=== Written instruction ===
Please give back word for word the lines below, from the first one through the one with "(0,0) rectangle (659,439);".

=== Given material ===

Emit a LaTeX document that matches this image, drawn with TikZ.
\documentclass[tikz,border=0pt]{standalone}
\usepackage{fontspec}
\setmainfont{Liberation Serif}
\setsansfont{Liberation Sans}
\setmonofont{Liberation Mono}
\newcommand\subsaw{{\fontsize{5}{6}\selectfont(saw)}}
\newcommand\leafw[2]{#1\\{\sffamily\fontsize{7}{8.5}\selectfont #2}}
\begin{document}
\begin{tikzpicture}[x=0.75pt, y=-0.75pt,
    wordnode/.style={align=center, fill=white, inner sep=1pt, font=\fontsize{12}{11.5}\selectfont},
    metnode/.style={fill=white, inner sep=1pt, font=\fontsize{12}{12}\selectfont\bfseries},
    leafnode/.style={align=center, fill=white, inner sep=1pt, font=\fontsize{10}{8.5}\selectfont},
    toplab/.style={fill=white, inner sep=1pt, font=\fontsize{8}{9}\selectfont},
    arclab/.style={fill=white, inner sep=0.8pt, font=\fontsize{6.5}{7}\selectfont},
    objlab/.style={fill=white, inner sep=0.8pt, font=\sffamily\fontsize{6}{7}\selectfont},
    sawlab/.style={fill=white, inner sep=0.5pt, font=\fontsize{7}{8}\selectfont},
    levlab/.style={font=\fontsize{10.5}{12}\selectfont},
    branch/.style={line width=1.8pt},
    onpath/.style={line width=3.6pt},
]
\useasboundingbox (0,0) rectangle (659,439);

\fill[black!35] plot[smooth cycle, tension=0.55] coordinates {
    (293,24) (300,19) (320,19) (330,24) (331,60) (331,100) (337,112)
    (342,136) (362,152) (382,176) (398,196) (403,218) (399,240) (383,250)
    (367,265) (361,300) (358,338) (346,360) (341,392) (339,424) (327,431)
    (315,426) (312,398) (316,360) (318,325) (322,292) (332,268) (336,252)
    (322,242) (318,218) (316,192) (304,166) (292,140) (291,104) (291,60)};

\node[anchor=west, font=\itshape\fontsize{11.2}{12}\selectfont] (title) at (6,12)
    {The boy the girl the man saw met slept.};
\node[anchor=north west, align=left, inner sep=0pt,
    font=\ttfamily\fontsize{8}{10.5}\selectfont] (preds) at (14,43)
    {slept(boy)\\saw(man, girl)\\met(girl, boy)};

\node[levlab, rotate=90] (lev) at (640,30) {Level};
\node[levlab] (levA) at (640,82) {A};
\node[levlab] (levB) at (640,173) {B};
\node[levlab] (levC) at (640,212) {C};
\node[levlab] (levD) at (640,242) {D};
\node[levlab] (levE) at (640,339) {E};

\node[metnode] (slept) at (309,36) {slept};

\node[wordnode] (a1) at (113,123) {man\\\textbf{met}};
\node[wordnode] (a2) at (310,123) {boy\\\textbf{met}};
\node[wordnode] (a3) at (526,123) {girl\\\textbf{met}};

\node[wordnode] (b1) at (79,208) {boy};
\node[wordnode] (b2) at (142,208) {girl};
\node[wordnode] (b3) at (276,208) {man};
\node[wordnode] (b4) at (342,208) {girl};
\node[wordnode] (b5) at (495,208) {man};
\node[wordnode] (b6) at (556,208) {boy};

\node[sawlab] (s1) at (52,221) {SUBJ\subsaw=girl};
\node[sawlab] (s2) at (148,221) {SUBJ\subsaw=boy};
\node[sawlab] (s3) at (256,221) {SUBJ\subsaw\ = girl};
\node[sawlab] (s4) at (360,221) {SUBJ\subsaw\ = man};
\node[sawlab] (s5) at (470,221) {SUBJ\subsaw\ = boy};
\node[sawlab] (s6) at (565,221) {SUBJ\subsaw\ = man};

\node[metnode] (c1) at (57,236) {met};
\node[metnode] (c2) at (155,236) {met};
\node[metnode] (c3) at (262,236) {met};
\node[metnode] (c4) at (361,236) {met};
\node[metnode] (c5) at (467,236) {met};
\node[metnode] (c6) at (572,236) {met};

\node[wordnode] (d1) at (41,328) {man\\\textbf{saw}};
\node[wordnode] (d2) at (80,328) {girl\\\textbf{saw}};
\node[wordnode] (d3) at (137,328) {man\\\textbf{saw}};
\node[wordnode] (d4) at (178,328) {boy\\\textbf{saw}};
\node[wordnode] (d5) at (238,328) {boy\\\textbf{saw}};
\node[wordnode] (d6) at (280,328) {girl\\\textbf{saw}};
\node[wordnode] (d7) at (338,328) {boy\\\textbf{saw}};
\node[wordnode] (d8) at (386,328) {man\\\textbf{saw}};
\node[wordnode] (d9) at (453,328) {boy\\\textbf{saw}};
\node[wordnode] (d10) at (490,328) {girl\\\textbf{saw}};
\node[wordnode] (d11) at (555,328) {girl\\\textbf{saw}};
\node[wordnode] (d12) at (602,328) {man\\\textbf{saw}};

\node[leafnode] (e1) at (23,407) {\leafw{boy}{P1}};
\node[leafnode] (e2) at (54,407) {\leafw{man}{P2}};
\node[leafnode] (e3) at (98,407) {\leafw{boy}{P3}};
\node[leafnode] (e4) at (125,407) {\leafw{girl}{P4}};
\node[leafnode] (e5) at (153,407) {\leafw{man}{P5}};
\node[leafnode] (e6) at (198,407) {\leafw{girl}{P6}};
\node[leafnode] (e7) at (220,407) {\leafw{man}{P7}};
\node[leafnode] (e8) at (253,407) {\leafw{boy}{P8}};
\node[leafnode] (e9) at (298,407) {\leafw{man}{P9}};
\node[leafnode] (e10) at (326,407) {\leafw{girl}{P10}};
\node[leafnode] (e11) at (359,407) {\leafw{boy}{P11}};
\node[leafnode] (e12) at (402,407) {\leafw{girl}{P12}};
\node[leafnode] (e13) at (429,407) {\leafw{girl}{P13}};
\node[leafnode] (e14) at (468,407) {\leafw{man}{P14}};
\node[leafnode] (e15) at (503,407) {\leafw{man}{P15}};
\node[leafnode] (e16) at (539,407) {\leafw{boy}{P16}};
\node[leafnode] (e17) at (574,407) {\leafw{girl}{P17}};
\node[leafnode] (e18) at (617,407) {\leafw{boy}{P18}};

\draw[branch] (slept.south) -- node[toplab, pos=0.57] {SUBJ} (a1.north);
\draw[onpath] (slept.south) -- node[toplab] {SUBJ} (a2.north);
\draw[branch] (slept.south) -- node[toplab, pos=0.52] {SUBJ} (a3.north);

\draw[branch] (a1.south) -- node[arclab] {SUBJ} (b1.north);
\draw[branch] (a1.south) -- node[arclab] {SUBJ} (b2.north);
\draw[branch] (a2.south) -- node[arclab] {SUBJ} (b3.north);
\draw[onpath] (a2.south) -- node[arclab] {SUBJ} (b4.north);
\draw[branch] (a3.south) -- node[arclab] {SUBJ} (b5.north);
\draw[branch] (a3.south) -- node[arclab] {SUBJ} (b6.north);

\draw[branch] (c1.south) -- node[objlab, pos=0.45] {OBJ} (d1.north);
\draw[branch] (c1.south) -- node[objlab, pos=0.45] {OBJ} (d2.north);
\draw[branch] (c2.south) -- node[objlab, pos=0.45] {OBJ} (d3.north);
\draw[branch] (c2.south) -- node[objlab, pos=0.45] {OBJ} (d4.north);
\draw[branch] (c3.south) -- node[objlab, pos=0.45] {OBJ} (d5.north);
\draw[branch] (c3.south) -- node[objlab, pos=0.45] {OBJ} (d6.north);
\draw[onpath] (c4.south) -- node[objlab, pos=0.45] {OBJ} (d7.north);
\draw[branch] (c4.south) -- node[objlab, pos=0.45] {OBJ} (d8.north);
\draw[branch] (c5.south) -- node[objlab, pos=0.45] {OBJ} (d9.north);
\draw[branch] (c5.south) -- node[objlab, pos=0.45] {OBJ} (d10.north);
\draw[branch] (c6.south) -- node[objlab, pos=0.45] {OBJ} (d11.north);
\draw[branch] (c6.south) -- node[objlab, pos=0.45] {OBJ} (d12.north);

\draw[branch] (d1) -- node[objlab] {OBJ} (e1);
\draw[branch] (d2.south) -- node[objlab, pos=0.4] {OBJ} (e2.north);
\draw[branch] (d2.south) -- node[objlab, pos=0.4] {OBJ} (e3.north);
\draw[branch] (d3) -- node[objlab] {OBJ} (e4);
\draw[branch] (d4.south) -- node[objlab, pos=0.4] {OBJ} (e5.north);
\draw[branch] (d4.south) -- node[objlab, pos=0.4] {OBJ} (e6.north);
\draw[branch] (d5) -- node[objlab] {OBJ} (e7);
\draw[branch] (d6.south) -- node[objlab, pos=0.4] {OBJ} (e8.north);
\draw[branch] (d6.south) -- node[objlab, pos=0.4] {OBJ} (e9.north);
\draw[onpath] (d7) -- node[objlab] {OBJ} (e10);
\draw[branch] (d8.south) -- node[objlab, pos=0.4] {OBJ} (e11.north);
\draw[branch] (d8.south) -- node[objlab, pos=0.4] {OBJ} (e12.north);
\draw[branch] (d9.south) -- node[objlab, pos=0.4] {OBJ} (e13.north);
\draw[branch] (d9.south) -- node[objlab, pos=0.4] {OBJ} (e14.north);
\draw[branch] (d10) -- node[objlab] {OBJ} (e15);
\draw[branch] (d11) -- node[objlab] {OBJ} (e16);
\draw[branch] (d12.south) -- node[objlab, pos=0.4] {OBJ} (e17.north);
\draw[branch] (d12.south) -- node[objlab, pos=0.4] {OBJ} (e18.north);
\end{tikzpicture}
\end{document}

=== Solved exercise ===
Emit a LaTeX document that matches this image, drawn with TikZ.
\documentclass[tikz,border=0pt]{standalone}
\usepackage{fontspec}
\setmainfont{Liberation Serif}
\setsansfont{Liberation Sans}
\setmonofont{Liberation Mono}
\newcommand\subsaw{{\fontsize{5}{6}\selectfont(saw)}}
\newcommand\leafw[2]{#1\\{\sffamily\fontsize{7}{8.5}\selectfont #2}}
\begin{document}
\begin{tikzpicture}[x=0.75pt, y=-0.75pt,
    wordnode/.style={align=center, fill=white, inner sep=1pt, font=\fontsize{12}{11.5}\selectfont},
    metnode/.style={fill=white, inner sep=1pt, font=\fontsize{12}{12}\selectfont\bfseries},
    leafnode/.style={align=center, fill=white, inner sep=1pt, font=\fontsize{10}{8.5}\selectfont},
    toplab/.style={fill=white, inner sep=1pt, font=\fontsize{8}{9}\selectfont},
    arclab/.style={fill=white, inner sep=0.8pt, font=\fontsize{6.5}{7}\selectfont},
    objlab/.style={fill=white, inner sep=0.8pt, font=\sffamily\fontsize{6}{7}\selectfont},
    sawlab/.style={fill=white, inner sep=0.5pt, font=\fontsize{7}{8}\selectfont},
    levlab/.style={font=\fontsize{10.5}{12}\selectfont},
    branch/.style={line width=1.8pt},
    onpath/.style={line width=3.6pt},
]
\useasboundingbox (0,0) rectangle (659,439);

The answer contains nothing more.